JB sexual d irigaray

Butler, Judith. Undoing Gender. New York: Routledge, 2004.

For many, I think, the structuring reality of sexual difference is not one that one can wish away or argue against, or even make claims about in any reasonable way. It is more like a necessary background to the possibility of thinking, of language, of being a body in the world. And those who seek to take issue with it are arguing with the very structure that makes their argument possible. … Sexual difference — is it to be thought of as a framework by which we are defeated in advance?  Anything that might be said against it is oblique proof that it structures what we say.  Is it there in a primary sense, haunting the primary differentiations or structural fate by which all signification proceeds? (177)

Irigaray makes clear that sexual difference is not a fact, not a bedrock of any sorts, and not the recalcitrant “real” of Lacanian parlance. On the contrary, it is a question, a question for our times. As a question, it remains unsettled and unresolved, that which is not yet or not ever formulated   in terms of an assertion.  Its presence does not assume the form of facts and structures but persists as that which makes us wonder, which remains not fully explained and not fully explicable. If it is the question for our time, as she insists in The Ethics of Sexual Difference, then it is not one question among others, but, rather a particularly dense moment of irresolution within language, one that marks the contemporary horizon of language as our own.  Like Drucilla Cornell, Irigaray has in mind an ethics which is not one that follows from sexual difference but is a question that is posed by the very terms of sexual difference itself: how to cross this otherness?  How to cross it without crossing it, without domesticating its terms? How to remain attuned to what remains permanently unsettled about the question?

Irigaray then would not argue for or against sexual difference but, rather offer a way to think about the question that sexual difference poses, or the question that sexual difference is, a question whose irresolution forms a certain historical trajectory for us, those who find ourselves asking this question, those of whom this question is posed.  The arguments in favor and against would be so many indications of the persistence of this question, a persistence whose status is not eternal, but one, she claims, that belongs to these times. It is a question that Irigaray poses of modernity, a question that marks modernity for her.  Thus, it is a question that inaugurates a certain problematic of time, a question whose answer is not forthcoming, a question that opens up a time of irresolution and marks that time of irresolution as our own (177-178).
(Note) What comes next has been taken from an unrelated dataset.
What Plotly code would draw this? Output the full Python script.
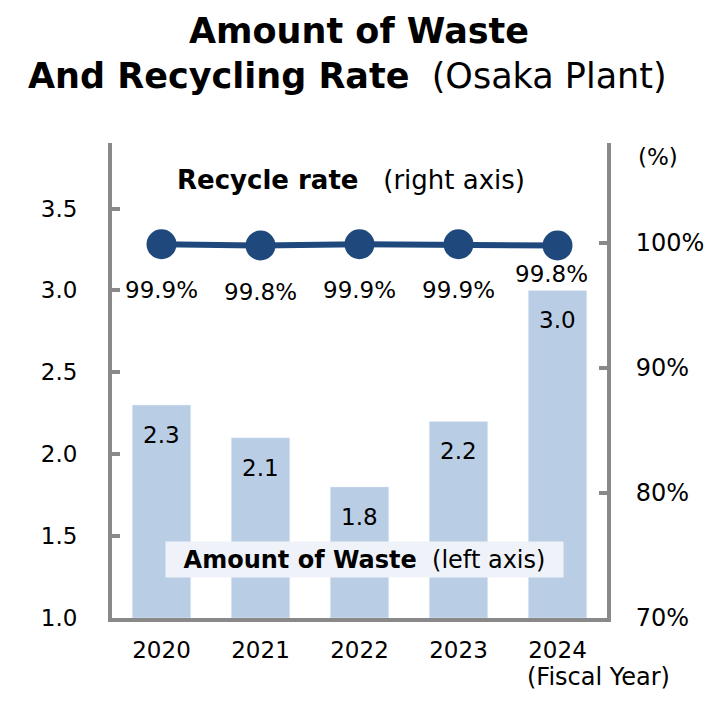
import plotly.graph_objects as go

years = [2020, 2021, 2022, 2023, 2024]
year_labels = ["2020", "2021", "2022", "2023", "2024"]
waste = [2.3, 2.1, 1.8, 2.2, 3.0]
waste_labels = ["2.3", "2.1", "1.8", "2.2", "3.0"]
recycle = [99.9, 99.8, 99.9, 99.9, 99.8]
recycle_labels = ["99.9%", "99.8%", "99.9%", "99.9%", "99.8%"]
left_ticks = [1.0, 1.5, 2.0, 2.5, 3.0, 3.5]
left_ticktext = ["1.0", "1.5", "2.0", "2.5", "3.0", "3.5"]
right_ticks = [70, 80, 90, 100]
right_ticktext = ["70%", "80%", "90%", "100%"]

FONT = "DejaVu Sans"
GREY = "#898989"
BAR = "#B9CDE5"
NAVY = "#1F497D"

# page has an 8px body margin; work in page pixels and convert
OFF = 8
W, H = 720 - 2 * OFF, 715 - 2 * OFF
PX0, PX1, PY0, PY1 = 112, 607, 143, 618  # plot area in page pixels
L = PX0 - OFF
R = W - (PX1 - OFF)
T = PY0 - OFF
B = H - (PY1 - OFF)
pw, ph = W - L - R, H - T - B


def px(x):
    return (x - PX0) / pw


def py(y):
    return (PY1 - y) / ph


fig = go.Figure()
fig.add_trace(go.Bar(x=years, y=[v - 1.0 for v in waste], base=1.0, marker_color=BAR,
                     width=0.59, hoverinfo="skip", showlegend=False))
fig.add_trace(go.Scatter(x=years, y=recycle, yaxis="y2", mode="lines+markers",
                         line=dict(color=NAVY, width=6),
                         marker=dict(color=NAVY, size=30), showlegend=False))

annotations = []
for x, v, t in zip(years, waste, waste_labels):
    annotations.append(dict(x=x, y=v, xref="x", yref="y", text=t, showarrow=False,
                            xanchor="center", yanchor="middle",
                            yshift=-30, font=dict(family=FONT, size=23, color="#000")))
for i, (x, v, t) in enumerate(zip(years, recycle, recycle_labels)):
    shift = -46 if i < 4 else -28
    xs = 0 if i < 4 else -6
    annotations.append(dict(x=x, y=v, xref="x", yref="y2", text=t, showarrow=False,
                            xanchor="center", yanchor="middle",
                            yshift=shift, xshift=xs,
                            font=dict(family=FONT, size=23, color="#000")))


def paper_note(x, y, text, size, **kw):
    d = dict(x=px(x), y=py(y), xref="paper", yref="paper", text=text, showarrow=False,
             xanchor="center", yanchor="middle",
             font=dict(family=FONT, size=size, color="#000"))
    d.update(kw)
    return d


annotations += [
    paper_note(359, 31, "<b>Amount of Waste</b>", 35),
    paper_note(347, 76, "<b>And Recycling Rate</b>  (Osaka Plant)", 35),
    paper_note(351, 180, "<b>Recycle rate</b>   (right axis)", 26),
    paper_note(364, 559, "<b>Amount of Waste</b>  (left axis)", 24,
               bgcolor="#EFF3F9", borderpad=4, width=389, height=27, align="center"),
    paper_note(658, 157, "(%)", 23),
    paper_note(598, 677, "(Fiscal Year)", 24),
]

fig.update_layout(
    width=W, height=H,
    margin=dict(l=L, r=R, t=T, b=B, autoexpand=False),
    paper_bgcolor="white", plot_bgcolor="white",
    font=dict(family=FONT, size=23, color="#000"),
    xaxis=dict(type="linear", range=[years[0] - 0.5, years[-1] + 0.5],
               tickvals=years, ticktext=year_labels,
               showline=True, linecolor=GREY, linewidth=4, ticks="",
               showgrid=False, zeroline=False,
               tickfont=dict(family=FONT, size=23, color="#000"),
               ticklabelstandoff=8, automargin=False),
    yaxis=dict(range=[1.0, 3.9], tickvals=left_ticks, ticktext=left_ticktext,
               showline=True, linecolor=GREY, linewidth=4, ticks="inside", ticklen=8,
               tickwidth=4, tickcolor=GREY, showgrid=False, zeroline=False,
               tickfont=dict(family=FONT, size=23, color="#000"), ticklabelstandoff=26,
               automargin=False),
    yaxis2=dict(range=[70, 108], tickvals=right_ticks, ticktext=right_ticktext,
                overlaying="y", side="right",
                showline=True, linecolor=GREY, linewidth=4, ticks="inside", ticklen=8,
                tickwidth=4, tickcolor=GREY, showgrid=False, zeroline=False,
                tickfont=dict(family=FONT, size=24, color="#000"), ticklabelstandoff=20,
                automargin=False),
    annotations=annotations,
    showlegend=False,
)

fig.write_html("out.html")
I begin with Irigaray because I think her invocation of sexual difference is something other than foundational. Sexual difference is not a given, not a premise, not a basis onwhich to build a feminism, it is not that which we have already encountered and come to know; rather, as a question that prompts a feminist inquiry, it is something that cannot quite be stated, that troubles the grammar of the statement, and that remains, more or less permanently, to interrogate (178).

My view is that no simple definition of gender will suffice, and that more important than coming up with a strict and applicable definition is the ability to track the travels of the term through public culture.  The term “gender” has become a site of contest for various interests. Consider the domestic U.S. example in which gender is often perceived as a way to defuse the political dimension of feminism, in which gender becomes a merely discursive marking of masculine and feminine, understood as constructions that might be studied outside a feminist framework or as simple self-productions, manufactured cultural effects of some kind.  Consider also the introduction of gender studies programs as ways to legitimate an academic domain by refusing to engage polemics against feminism, as well as the introduction of gender studies programs and centers in Eastern Europe where the overcoming of “feminism” is tied to the overcoming of Marxist state ideology in which feminist aims were understood to be achievable only on the condition of the realization of Communist aims (184).

As if that struggle internal to the gender arena were not enough, the challenge of an Anglo-European theoretical perspective within the academy casts doubt on the value of the overly sociological construal of the term. Gender is thus opposed in the name of sexual difference precisely because gender endorses a socially constructivist view of masculinity and femininity, displacing or devaluing the symbolic status of sexual difference and the political specificity of the feminine. Here I am thinking of criticisms that have been leveled against the term by Naomi Schor, Rosi Braidotti, Elizabeth Grosz, and others. (185).

Perhaps it is precisely that sexual difference registers ontologically in a way that is permanently difficult to determine (186).

The human, it seems, must become strange to itself, even monstrous, to reachieve the human on another plane. This human will not be “one,” indeed, will have no ultimate form, but it will be one that is constantly negotiating sexual difference in a way that has no natural or necessary consequences for the social organization of sexuality.  By insisting that this will be a persistent and open question, I mean to suggest that we make no decision on what sexual difference is but leave that question open, troubling, unresolved, propitious (191-192).